Powering the grid and the neighbours

B.C. is facing a looming shortage of industrial power, to the point where it now plans to ration it.

“We see our project as a backbone to support renewables, support industrial growth, support data centres as well as support larger interties to B.C. which will also strengthen the Canadian grid as a whole,” Henuset said.

Despite all the new power generation B.C. has built and plans to build, industrial demand is expected to far exceed supply. One of the drivers of that future demand is requests for power for AI data centres.

The B.C. government recently announced Bill 31 — the Energy Statutes Amendment Act – which will prioritize mines and LNG plants for industrial power.

Other energy intensive industries, like bitcoin mining, AI data centres and green hydrogen will either be explicitly excluded or put on a power connection wait list.

Beefed up grid connections with Alberta – something that has been discussed for decades – could provide B.C. with a new source of zero-emission power from Alberta, though it might have to loosen its long-standing anti-nuclear power stance.

Energy Minister Adrian Dix was asked in the Legislature this week if B.C. is open to accessing a nuclear-powered grid, and his answer was deflective.

“The member will know that we have been working with Alberta on making improvements to the intertie,” Dix answered. “Alberta has made commitments since 2007 to improve those connections. It has not done so.

“We are fully engaged with the province of Alberta on that question.
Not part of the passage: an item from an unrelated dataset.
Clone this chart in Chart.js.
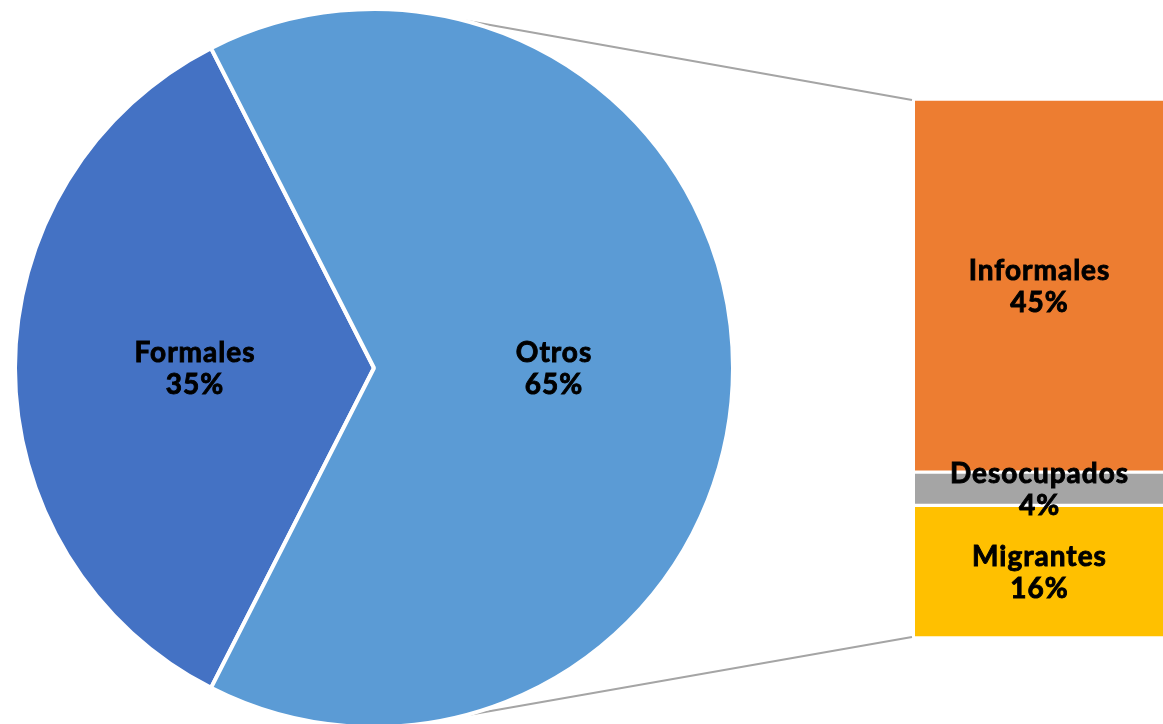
<!DOCTYPE html>
<html>
<head>
<meta charset="utf-8">
<script src="https://cdn.jsdelivr.net/npm/chart.js@4"></script>
<style>
  html, body { margin: 0; padding: 0; background: #fff; overflow: hidden; }
  #wrap { position: relative; width: 1163px; height: 724px; }
  canvas { position: absolute; }
</style>
</head>
<body>
<div id="wrap">
  <canvas id="lines" width="1163" height="724" style="left:0;top:0"></canvas>
  <canvas id="piechart" width="748" height="724" style="left:0;top:0"></canvas>
  <canvas id="barchart" width="248" height="539" style="left:915px;top:99px"></canvas>
</div>
<script>
Chart.defaults.font.family = 'Lato, "Open Sans", sans-serif';

// main pie
const pieLabels = ['Formales', 'Otros'];
const pieValues = [35, 65];
const pieColors = ['#4472C4', '#5B9BD5'];

// breakdown of "Otros" (top to bottom)
const barLabels = ['Informales', 'Desocupados', 'Migrantes'];
const barValues = [45, 4, 16];
const barColors = ['#ED7D31', '#A5A5A5', '#FFC000'];

const labelFont = 'bold 28px Lato, "Open Sans", sans-serif';

function drawLabel(ctx, x, y, name, val) {
    ctx.save();
    ctx.fillStyle = '#000';
    ctx.strokeStyle = '#000';
    ctx.lineWidth = 0.9;
    ctx.font = labelFont;
    ctx.letterSpacing = '1px';
    ctx.textAlign = 'center';
    ctx.textBaseline = 'alphabetic';
    // letterSpacing adds trailing space, shift half back
    ctx.fillText(name, x + 0.5, y - 6);
    ctx.strokeText(name, x + 0.5, y - 6);
    ctx.fillText(val + '%', x + 0.5, y + 26);
    ctx.strokeText(val + '%', x + 0.5, y + 26);
    ctx.restore();
}

const pieLabelPlugin = {
    id: 'pieLabels',
    afterDatasetsDraw(chart) {
        const meta = chart.getDatasetMeta(0);
        meta.data.forEach((arc, i) => {
            const p = arc.tooltipPosition();
            drawLabel(chart.ctx, p.x, p.y, pieLabels[i], pieValues[i]);
        });
    }
};

const barLabelPlugin = {
    id: 'barLabels',
    afterDatasetsDraw(chart) {
        chart.data.datasets.forEach((ds, d) => {
            const bar = chart.getDatasetMeta(d).data[0];
            const p = bar.getCenterPoint();
            drawLabel(chart.ctx, p.x, p.y, ds.label, ds.data[0]);
        });
    }
};

const pie = new Chart(document.getElementById('piechart'), {
    type: 'pie',
    data: {
        labels: pieLabels,
        datasets: [{
            data: pieValues,
            backgroundColor: pieColors,
            borderColor: '#ffffff',
            borderWidth: 4,
            radius: 359
        }]
    },
    options: {
        responsive: false,
        animation: false,
        rotation: 207,
        layout: { padding: { top: 12, bottom: 0 } },
        plugins: { legend: { display: false }, tooltip: { enabled: false } }
    },
    plugins: [pieLabelPlugin]
});

// stacked bar: first dataset sits at the bottom, so reverse
const barDatasets = barLabels.map((name, i) => ({
    label: name,
    data: [barValues[i]],
    backgroundColor: barColors[i],
    borderColor: '#ffffff',
    borderWidth: { top: 2, bottom: 2, left: 0, right: 0 },
    borderSkipped: false,
    barPercentage: 1,
    categoryPercentage: 1
})).reverse();

const bar = new Chart(document.getElementById('barchart'), {
    type: 'bar',
    data: { labels: ['Otros'], datasets: barDatasets },
    options: {
        responsive: false,
        animation: false,
        layout: { padding: 0 },
        scales: {
            x: { stacked: true, display: false },
            y: { stacked: true, display: false, min: 0, max: 65 }
        },
        plugins: { legend: { display: false }, tooltip: { enabled: false } }
    },
    plugins: [barLabelPlugin]
});

// connector lines from pie to bar
function drawConnectors() {
    const lc = document.getElementById('lines').getContext('2d');
    const arc = pie.getDatasetMeta(0).data[1];
    const cx = arc.x, cy = arc.y, r = arc.outerRadius;
    const barCanvas = document.getElementById('barchart');
    const ox = barCanvas.offsetLeft, oy = barCanvas.offsetTop;
    const topBar = bar.getDatasetMeta(barDatasets.length - 1).data[0];
    const botBar = bar.getDatasetMeta(0).data[0];
    const left = ox + topBar.x - topBar.width / 2;
    const topY = oy + topBar.y + 2;
    const botY = oy + botBar.base - 2;
    const a = 76 * Math.PI / 180;
    lc.strokeStyle = '#A5A5A5';
    lc.lineWidth = 2;
    lc.beginPath();
    lc.moveTo(cx + r * Math.cos(-a), cy + r * Math.sin(-a));
    lc.lineTo(left - 3, topY - 1);
    lc.moveTo(cx + r * Math.cos(a), cy + r * Math.sin(a));
    lc.lineTo(left - 3, botY + 1);
    lc.stroke();
}
drawConnectors();
</script>
</body>
</html>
He’ll also know that we are, under the Clean Electricity Act, not pursuing nuclear opportunities in B.C. and will not be in the future.”

The B.C. NDP government seems to be telling Alberta, “not only do we not want Alberta’s dirty oil, we don’t want any of its clean electricity either.”

Interconnected markets

Meanwhile, BC Hydro’s second quarter report confirms it is still a net importer of electricity, said Barry Penner, chairman of the Energy Futures Initiative.

“We have been buying nuclear power from the United States,” he said. “California has one operating power plant and there’s other nuclear power plants around the western half of the United States.”

In a recent blog post, Penner notes: “BC Hydro had to import power even as 7,291 megawatts of requested electrical service was left waiting in our province.”

If the NDP government wants B.C. to participate in an ambitious Western Canadian energy transition project, it might have to drop its holier-than-thou attitude towards Alberta, oil and nuclear power.

“We’re looking at our project as an Alberta project that has potential to support Western Canada as a whole,” Henuset said.

“We see our project as a backbone to support renewables, support industrial growth, support data centres, as well as support larger interties to B.C., which will also strengthen the Canadian grid as a whole.”

The investment challenge

The strategy that Alberta and Ottawa have laid out is ambitious, and will require tens of billions in investment.

“The question in the market is how much improvement in the regulatory prospects do we need to see in order for capital to be committed to the projects,” Anderson said.

The federal government will need to play a role in derisking the project, as it has done with the new Darlington nuclear project, with financing from the Canada Growth Fund and Canadian Infrastructure Bank.

“There will be avenues of federal support that will help derisk the project for private equity investors, as well as for banks,” Henuset said.

One selling point for the environmental crowd is that a combination of carbon capture and nuclear power could facilitate a blue and green hydrogen industry.

But to really sell this plan to the climate concerned, what is needed is a full assessment of the potential GHG reductions that may accrue from things like nuclear power, CCS, industrial carbon pricing and all of the other measures for decarbonization.

Fortunately, the MOU also scraps greenwashing laws that prevent those sorts of calculations from being done.